You may also want to re-consider the aesthetic appeal of the house you pick. For example, the view of agricultural land outside the window may look appealing at present but there is a possibility that another residential or commercial building will be constructed in a few years and block it. The peaceful open environment could become a noisy manufacturing facility.
Location is also vital for the re-sale value that you will receive in the future.
3. Reason
Before you make the purchase, it is wise to constantly question your intentions behind the purchase. Are you looking to earn rental income? Is it a passive investment for resale value? Is it for your own use?
The constant "why" will help you judge the property better with or without a broker's help.
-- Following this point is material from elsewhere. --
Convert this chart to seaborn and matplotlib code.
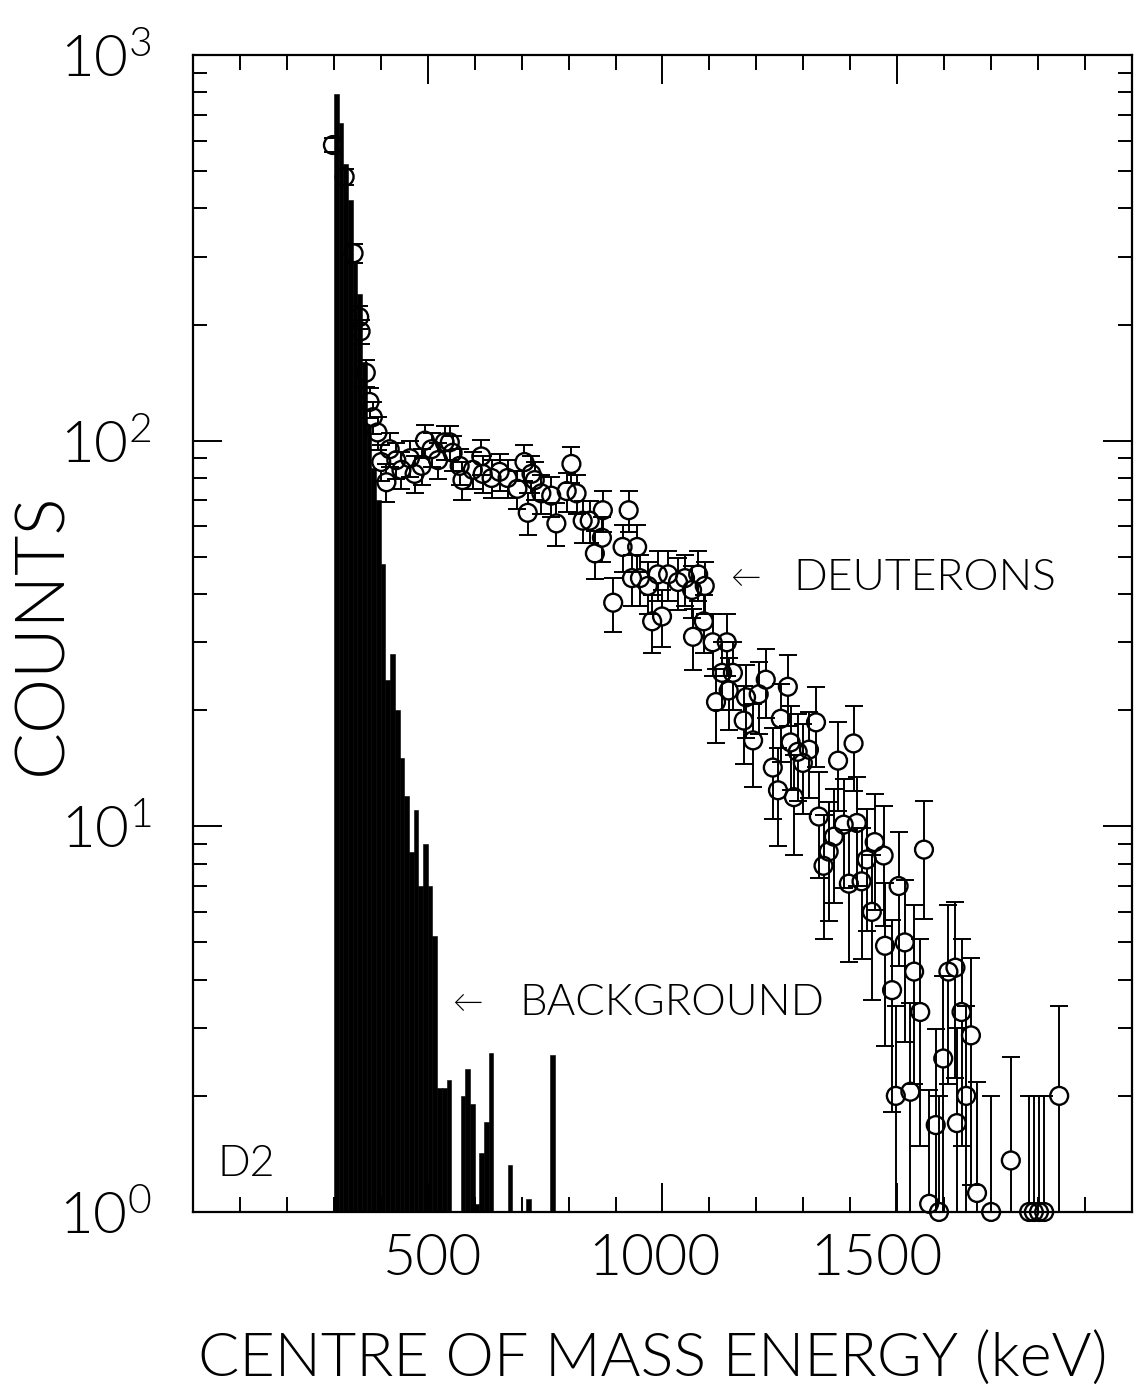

If it is for resale purposes, you may want to check historic price trends of the houses in the area and calculate return on investment over the short or long-term.
4. Taxes and liabilities
The Indian government has attractive housing loan incentives for first time home buyers. Apart from interest rate benefits under the PM Awas Yojana (especially in the budget home categories), there are tax benefits on home loan interest rate (Section 24) and principal payment (Section 80C) along with payments towards registration and stamp duty.
As for your developer, before you sign any documents related to the purchase of a house, make sure you read the fine print on the liabilities of the developer. If you sign without asking the right questions, the builder cannot be later held accountable for any shortcomings.
Similarly, you may want to compare interest rates and home loan features before you decide on the lender. The PMAY benefits are across all major banks. You may also want to enquire on the transfer of loan options, for a time when you get a cheaper interest rate at another bank in the future.
5. Budget
Establish a budget before you start looking for properties. It should ideally be within your loan re-payment capacity without hampering your essential needs. A broker or agent may persuade you to spend more and make speculations of higher returns, however, it cannot outweigh the damage from defaulting on your home loan re-payment.
You may not get everything you wanted from your house- like a certain bathroom shower setting or a modular kitchen. You will have to spend on re-modelling the house, which will require additional funds. So it is wise to stay within a budget and pick a house that meets most of your demand while allowing you to make changes in the future.